Nusrat Jung wins NSF CAREER Award

Assistant Professor Nusrat Jung has earned a National Science Foundation (NSF) CAREER Award, NSF's most prestigious honor for early-career faculty who exemplify the role of teacher-scholars through outstanding research, excellent education, and their integration.
Nusrat Jung

Nusrat Jung, an Assistant Professor in the Lyles School of Civil and Construction Engineering at Purdue University, with a courtesy appointment in the School of Sustainability Engineering and Environmental Engineering, has earned a National Science Foundation (NSF) CAREER Award, NSF’s most prestigious honor for early-career faculty who exemplify the role of teacher-scholars through outstanding research, excellent education, and their integration.

Personal care products release chemicals into indoor air during normal use. Those chemicals stick to surfaces, form small airborne particles, and move through ventilation systems into outdoor air. How product usage, heat, and building operation govern this behavior is the central question of Jung’s CAREER project, entitled “Characterizing Chemical Emissions and Multiphase Transformations from Personal Care Product Use in Indoor Environments.” It is curiosity-driven research at the intersection of indoor air chemistry, aerosol physics, and building systems engineering.

The research combines controlled laboratory experiments with full-scale testing at the Purdue zEDGE Test House, a one-of-a-kind net-zero energy residential testbed that Jung designed and leads. Using high-resolution, real-time mass spectrometry and advanced aerosol instrumentation, the project will generate datasets on how chemicals behave across gas and particle phases under realistic building conditions, informing AI-assisted models of chemical movement and ventilation control with direct implications for building system design.

Jung’s lab has produced some of the field’s most consequential findings. A 2023 study delivered the first real-time characterization of cyclic volatile methyl siloxane emissions during hair styling, identifying a previously unknown source of chemical emissions in residential buildings. The study became the most-read article in Environmental Science and Technology (ES&T) and received international media attention. A 2025 follow-up study in ES&T found that a typical heat-based hair styling session releases upward of 100,000 nanoparticles per cubic centimeter into the breathing zone, concentrations comparable to standing in dense highway traffic. “The number of nanoparticles inhaled from using typical, store-bought hair care products was far greater than we ever anticipated,” said Jung. The findings were featured on NPR’s Science Friday.

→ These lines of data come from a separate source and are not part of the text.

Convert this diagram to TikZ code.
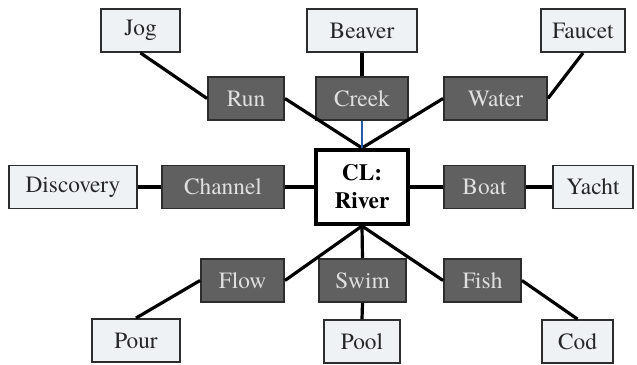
\documentclass[tikz,border=0pt]{standalone}
\usepackage{fontspec}
\setmainfont{texgyretermes}[Extension=.otf, UprightFont=*-regular, BoldFont=*-bold, ItalicFont=*-italic, BoldItalicFont=*-bolditalic]
\usepackage{xcolor}
\usetikzlibrary{positioning}

\definecolor{termfill}{RGB}{238,242,245}
\definecolor{linkfill}{RGB}{96,96,96}
\definecolor{boxline}{RGB}{45,45,45}
\definecolor{creekline}{RGB}{40,90,170}

\begin{document}
\begin{tikzpicture}[x=0.75pt,y=0.75pt,yscale=-1,xscale=1,
    term/.style={draw=boxline, line width=1.4pt, fill=termfill, text=black!85, inner sep=0pt, minimum height=32.25pt, font=\fontsize{17.5}{20}\selectfont},
    link/.style={draw=boxline, line width=1.4pt, fill=linkfill, text=white!88!black, inner sep=0pt, minimum height=32.25pt, font=\fontsize{17.5}{20}\selectfont},
    hub/.style={draw=black, line width=3pt, fill=white, inner sep=0pt, minimum width=69pt, minimum height=55.5pt, align=center, font=\fontsize{17.5}{21}\selectfont\bfseries},
    wire/.style={draw=black, line width=2.4pt}]
    \path[use as bounding box] (0,0) rectangle (637,365);

    % Centre node
    \node [hub] (river) at (362,187) {CL:\\River};

    % Dark link nodes
    \node [link, minimum width=57pt] (run) at (246,98.5) {Run};
    \node [link, minimum width=69pt] (creek) at (362,98.5) {Creek};
    \node [link, minimum width=77.25pt] (water) at (495.5,98.5) {Water};
    \node [link, minimum width=91.5pt] (channel) at (223,187) {Channel};
    \node [link, minimum width=60.75pt] (boat) at (484.5,187) {Boat};
    \node [link, minimum width=62.25pt] (flow) at (242.5,280.5) {Flow};
    \node [link, minimum width=65.25pt] (swim) at (362.5,280.5) {Swim};
    \node [link, minimum width=57.75pt] (fish) at (482.5,280.5) {Fish};

    % Light term nodes
    \node [term, minimum width=59.25pt] (jog) at (140.5,30.5) {Jog};
    \node [term, minimum width=82.5pt] (beaver) at (362,30.5) {Beaver};
    \node [term, minimum width=63pt] (faucet) at (583,30.5) {Faucet};
    \node [term, minimum width=96pt] (discovery) at (73,187) {Discovery};
    \node [term, minimum width=60pt] (yacht) at (593,187) {Yacht};
    \node [term, minimum width=66pt] (pour) at (136,340.5) {Pour};
    \node [term, minimum width=57pt] (pool) at (362,341.5) {Pool};
    \node [term, minimum width=53.25pt] (cod) at (577.5,341.5) {Cod};

    %Straight Lines
    \draw [wire] (jog.south) -- (run.west);
    \draw [wire] (run.east) -- (river.north);
    \draw [wire] (water.west) -- (river.north);
    \draw [wire] (faucet.south) -- (water.east);
    \draw [wire] (beaver.south) -- (creek.north);
    \draw [wire, draw=creekline, line width=1.8pt] (creek.south) -- (river.north);
    \draw [wire] (discovery.east) -- (channel.west);
    \draw [wire] (channel.east) -- (river.west);
    \draw [wire] (river.east) -- (boat.west);
    \draw [wire] (boat.east) -- (yacht.west);
    \draw [wire] (river.south) -- (flow.east);
    \draw [wire] (river.south) -- (swim.north);
    \draw [wire] (river.south) -- (fish.west);
    \draw [wire] (flow.west) -- (pour.north);
    \draw [wire] (swim.south) -- (pool.north);
    \draw [wire] (fish.east) -- (cod.north);
\end{tikzpicture}
\end{document}
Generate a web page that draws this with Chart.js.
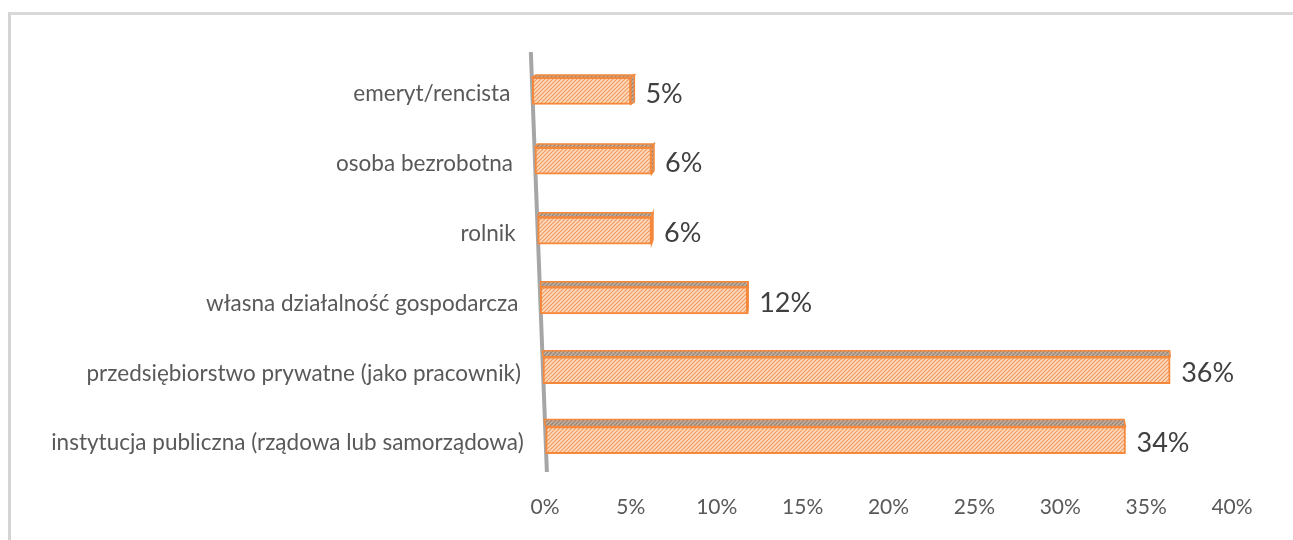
<!DOCTYPE html>
<html>
<head>
<meta charset="utf-8">
<script src="https://cdn.jsdelivr.net/npm/chart.js@4/dist/chart.umd.min.js"></script>
<style>
  html, body { margin: 0; padding: 0; background: #fff; }
  #wrap { position: relative; width: 1293px; height: 540px; overflow: hidden; }
  #frame { position: absolute; left: 8px; top: 12px; right: -5px; bottom: -5px;
           border-top: 3px solid #d9d9d9; border-left: 3px solid #d4d4d4; }
  #chart { position: absolute; left: 0; top: 0; }
</style>
</head>
<body>
<div id="wrap">
  <div id="frame"></div>
  <canvas id="chart" width="1293" height="540"></canvas>
</div>
<script>
// categories, top to bottom as in the picture
const categories = [
  'emeryt/rencista',
  'osoba bezrobotna',
  'rolnik',
  'własna działalność gospodarcza',
  'przedsiębiorstwo prywatne (jako pracownik)',
  'instytucja publiczna (rządowa lub samorządowa)'
];
// share of respondents, %
const shares = [5.0, 6.2, 6.2, 11.8, 36.4, 33.8];
const xTicksMax = 40;
const xTicksStep = 5;

const FONT = 'Lato';
const textGray = '#595959';

function hatch(bg, line) {
  const c = document.createElement('canvas');
  c.width = 4; c.height = 4;
  const g = c.getContext('2d');
  g.fillStyle = bg;
  g.fillRect(0, 0, 4, 4);
  g.strokeStyle = line;
  g.lineWidth = 1.2;
  g.beginPath();
  g.moveTo(-1, 5); g.lineTo(5, -1);
  g.moveTo(-1, 1); g.lineTo(1, -1);
  g.moveTo(3, 5); g.lineTo(5, 3);
  g.stroke();
  return g.createPattern(c, 'repeat');
}

const ctx = document.querySelector('#chart').getContext('2d');
const frontFill = hatch('#fcdcc3', '#f39a5c');
const topFill = hatch('#c4b0a0', '#94806f');
const orange = '#f5883b';

// slanted "3D" floor line that the bars start from
function slantX(area, y) {
  return area.left - 14 + (y - area.top) * 16 / (area.bottom - area.top);
}

const excel3d = {
  id: 'excel3d',
  beforeDatasetsDraw(chart) {
    const area = chart.chartArea;
    const c = chart.ctx;
    c.save();
    c.strokeStyle = '#a6a6a6';
    c.lineWidth = 4;
    c.beginPath();
    c.moveTo(slantX(area, area.top - 4), area.top - 4);
    c.lineTo(slantX(area, area.bottom - 3), area.bottom - 3);
    c.stroke();

    chart.getDatasetMeta(0).data.forEach(el => {
      el.base = slantX(area, el.y);
      const t = (el.y - area.top) / (area.bottom - area.top);
      const d = 2 + 5.5 * t;
      const dx = 4 - 6 * t;
      const top = el.y - el.height / 2;
      const bot = el.y + el.height / 2;
      c.fillStyle = topFill;
      c.strokeStyle = orange;
      c.lineWidth = 1.5;
      c.beginPath();
      c.moveTo(el.base, top);
      c.lineTo(el.base + dx, top - d);
      c.lineTo(el.x + dx, top - d);
      c.lineTo(el.x, top);
      c.closePath();
      c.fill();
      c.stroke();
      if (dx > 0) {
        c.beginPath();
        c.moveTo(el.x, top);
        c.lineTo(el.x + dx, top - d);
        c.lineTo(el.x + dx, bot - d);
        c.lineTo(el.x, bot);
        c.closePath();
        c.fill();
        c.stroke();
      }
    });
    c.restore();
  },
  afterDatasetsDraw(chart) {
    const area = chart.chartArea;
    const c = chart.ctx;
    c.save();
    c.textBaseline = 'middle';
    chart.getDatasetMeta(0).data.forEach((el, i) => {
      const t = (el.y - area.top) / (area.bottom - area.top);
      const dx = Math.max(0, 4 - 6 * t);
      // value label
      c.font = '27px ' + FONT;
      c.fillStyle = '#404040';
      c.textAlign = 'left';
      c.fillText(Math.round(shares[i]) + '%', el.x + dx + 11, el.y + 3);
      // category label, follows the slant
      c.font = '22.5px ' + FONT;
      c.fillStyle = textGray;
      c.textAlign = 'right';
      c.fillText(categories[i], slantX(area, el.y) - 22, el.y + 3);
    });
    c.restore();
  }
};

new Chart(ctx, {
  type: 'bar',
  data: {
    labels: categories,
    datasets: [{
      data: shares,
      backgroundColor: frontFill,
      borderColor: orange,
      borderWidth: 2,
      borderSkipped: false,
      barThickness: 27,
      clip: false
    }]
  },
  options: {
    indexAxis: 'y',
    responsive: false,
    animation: false,
    layout: { padding: { left: 545, right: 61, top: 56, bottom: 0 } },
    plugins: { legend: { display: false }, tooltip: { enabled: false } },
    scales: {
      y: { display: false },
      x: {
        min: 0,
        max: xTicksMax,
        grid: { display: false, drawTicks: false },
        border: { display: false },
        afterFit: s => { s.height = 65; },
        ticks: {
          stepSize: xTicksStep,
          padding: 20,
          color: textGray,
          font: { family: FONT, size: 21 },
          callback: v => v + '%'
        }
      }
    }
  },
  plugins: [excel3d]
});
</script>
</body>
</html>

Nusrat Jung conducting research in the Purdue zEDGE Test House

Jung’s NSF CAREER Award also supports a rigorous education program: research findings feed directly into Purdue’s architectural engineering curriculum, undergraduate students tackle real-world air quality challenges through the Global Air Quality Trekkers EPICS team advised by Jung, and the mobile zEDGE platform brings the science to the public through Purdue’s Grandparents University Program, air quality demonstrations at the West Lafayette Public Library, and a study abroad program in Finland.

Beyond Purdue, Jung serves on the Early Career Editorial Board of Indoor Environments (Elsevier) and the Editorial Board of Discover Atmosphere (Springer Nature) and was recently elected Treasurer-Elect of the Board of Directors of the International Society of Indoor Air Quality and Climate (ISIAQ). She has published 31 peer-reviewed journal articles accumulating more than 1,450 citations, with an h-index of 19, and is a co-author of ASHRAE Standard 228-2023 on net-zero carbon buildings.

In 2025, Jung received the Harold Munson Outstanding Teacher Award, the Lyles School of Civil and Construction Engineering's highest teaching honor. She has also received the Mary Ann Zimmerman Purdue Civil Engineering Innovation Award (2025) and the Ross Judson Buck Outstanding Counselor Award (2023), and has appeared on Purdue’s Recognizing Outstanding Engineering Teachers list more than five times.

Jung earned her D.Sc. in mechanical engineering from Aalto University in Finland and conducted research at VTT Technical Research Centre of Finland, before joining Purdue’s Lyles School of Civil and Construction Engineering as an Assistant Professor in 2021.

About the NSF CAREER Award: the Faculty Early Career Development Program is NSF’s most prestigious award in support of early-career faculty. It recognizes individuals who have demonstrated the potential to serve as academic role models and to lead advances in research and education within their fields.